### [PROBLEM DETAILS]
Make an exact copy of all the entries below, with the pictures left out.

### [GIVEN RECORDS]
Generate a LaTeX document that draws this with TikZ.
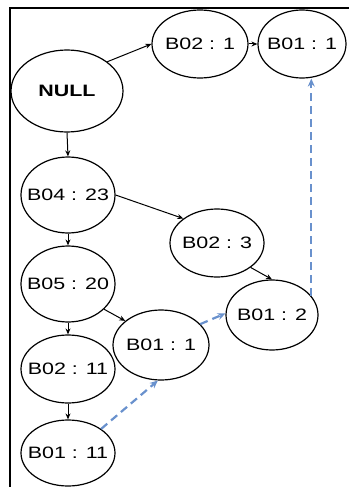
\documentclass[tikz,border=0pt]{standalone}
\usepackage{fontspec}
\usepackage{graphicx}
\setmainfont{Liberation Sans}
\usetikzlibrary{shapes.geometric,arrows.meta}
\definecolor{linkblue}{RGB}{105,145,205}
% label widened horizontally, with zero width so the ellipse size is set by the style
\newcommand{\lbl}[1]{\makebox[0pt][c]{\scalebox{1.3}[1]{#1}}}
\begin{document}
\begin{tikzpicture}[x=1pt,y=-1pt,
  item/.style={ellipse,draw,line width=1.2pt,inner sep=0pt,
    minimum width=94pt,minimum height=70pt,
    font=\fontsize{16.5}{19}\selectfont},
  edge/.style={line width=1pt,-{Stealth[length=6pt,width=5pt]}},
  link/.style={line width=2.2pt,linkblue,dash pattern=on 8pt off 5pt,
    -{Stealth[length=8pt,width=7pt]}}]
  \useasboundingbox (0,0) rectangle (349,487);
  % frame (left and top edges)
  \draw[line width=1.5pt] (10,487) -- (10,8) -- (349,8);

  \node[item,minimum width=112pt,minimum height=82pt] (null) at (67,91)
    {\lbl{\bfseries NULL}};
  \node[item,minimum width=96pt,minimum height=68pt] (a) at (200,44) {\lbl{B02 : 1}};
  \node[item,minimum width=88pt,minimum height=68pt] (b) at (302,44) {\lbl{B01 : 1}};
  \node[item,minimum height=76pt] (c) at (68,195) {\lbl{B04 : 23}};
  \node[item,minimum height=76pt] (d) at (68,284) {\lbl{B05 : 20}};
  \node[item,minimum height=68pt] (e) at (217,243) {\lbl{B02 : 3}};
  \node[item,minimum width=92pt] (f) at (272,315) {\lbl{B01 : 2}};
  \node[item,minimum width=96pt] (g) at (161,345) {\lbl{B01 : 1}};
  \node[item,minimum height=68pt] (h) at (68,369) {\lbl{B02 : 11}};
  \node[item,minimum height=66pt] (i) at (68,453) {\lbl{B01 : 11}};

  \draw[edge] (null.36) -- (a.west);
  \draw[edge] (a.east) -- (b.west);
  \draw[edge] (null.south) -- (c.north);
  \draw[edge] (c.east) -- (e.144);
  \draw[edge] (c.south) -- (d.north);
  \draw[edge] (e.-36) -- (f.north);
  \draw[edge] (d.-35) -- (g.146);
  \draw[edge] (d.south) -- (h.north);
  \draw[edge] (h.south) -- (i.north);

  \draw[link] (i.36) -- (g.265);
  \draw[link] (g.28) -- (f.178);
  \draw[link] (f.26) -- (f.26 |- b.south);
\end{tikzpicture}
\end{document}
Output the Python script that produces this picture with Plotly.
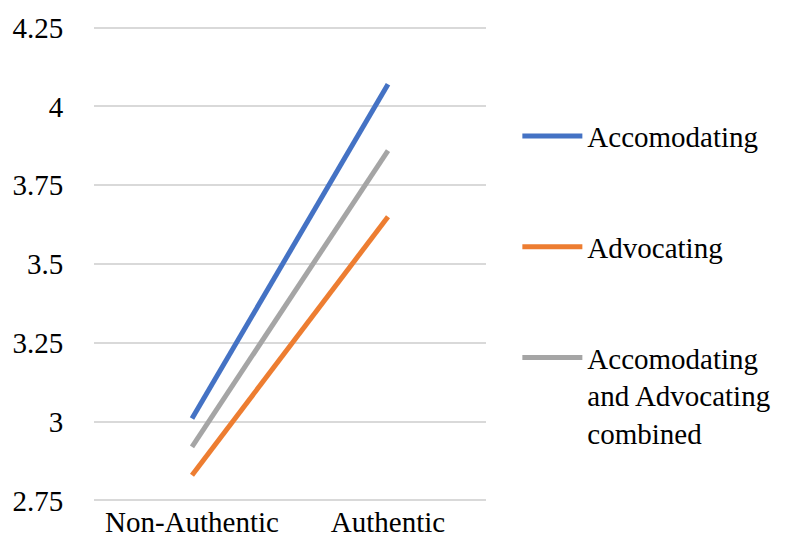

### [OUTPUT]
Generate a LaTeX document that draws this with TikZ.
\documentclass[tikz,border=0pt]{standalone}
\usepackage{fontspec}
\usepackage{graphicx}
\setmainfont{Liberation Sans}
\usetikzlibrary{shapes.geometric,arrows.meta}
\definecolor{linkblue}{RGB}{105,145,205}
% label widened horizontally, with zero width so the ellipse size is set by the style
\newcommand{\lbl}[1]{\makebox[0pt][c]{\scalebox{1.3}[1]{#1}}}
\begin{document}
\begin{tikzpicture}[x=1pt,y=-1pt,
  item/.style={ellipse,draw,line width=1.2pt,inner sep=0pt,
    minimum width=94pt,minimum height=70pt,
    font=\fontsize{16.5}{19}\selectfont},
  edge/.style={line width=1pt,-{Stealth[length=6pt,width=5pt]}},
  link/.style={line width=2.2pt,linkblue,dash pattern=on 8pt off 5pt,
    -{Stealth[length=8pt,width=7pt]}}]
  \useasboundingbox (0,0) rectangle (349,487);
  % frame (left and top edges)
  \draw[line width=1.5pt] (10,487) -- (10,8) -- (349,8);

  \node[item,minimum width=112pt,minimum height=82pt] (null) at (67,91)
    {\lbl{\bfseries NULL}};
  \node[item,minimum width=96pt,minimum height=68pt] (a) at (200,44) {\lbl{B02 : 1}};
  \node[item,minimum width=88pt,minimum height=68pt] (b) at (302,44) {\lbl{B01 : 1}};
  \node[item,minimum height=76pt] (c) at (68,195) {\lbl{B04 : 23}};
  \node[item,minimum height=76pt] (d) at (68,284) {\lbl{B05 : 20}};
  \node[item,minimum height=68pt] (e) at (217,243) {\lbl{B02 : 3}};
  \node[item,minimum width=92pt] (f) at (272,315) {\lbl{B01 : 2}};
  \node[item,minimum width=96pt] (g) at (161,345) {\lbl{B01 : 1}};
  \node[item,minimum height=68pt] (h) at (68,369) {\lbl{B02 : 11}};
  \node[item,minimum height=66pt] (i) at (68,453) {\lbl{B01 : 11}};

  \draw[edge] (null.36) -- (a.west);
  \draw[edge] (a.east) -- (b.west);
  \draw[edge] (null.south) -- (c.north);
  \draw[edge] (c.east) -- (e.144);
  \draw[edge] (c.south) -- (d.north);
  \draw[edge] (e.-36) -- (f.north);
  \draw[edge] (d.-35) -- (g.146);
  \draw[edge] (d.south) -- (h.north);
  \draw[edge] (h.south) -- (i.north);

  \draw[link] (i.36) -- (g.265);
  \draw[link] (g.28) -- (f.178);
  \draw[link] (f.26) -- (f.26 |- b.south);
\end{tikzpicture}
\end{document}
Output the Python script that produces this picture with Plotly.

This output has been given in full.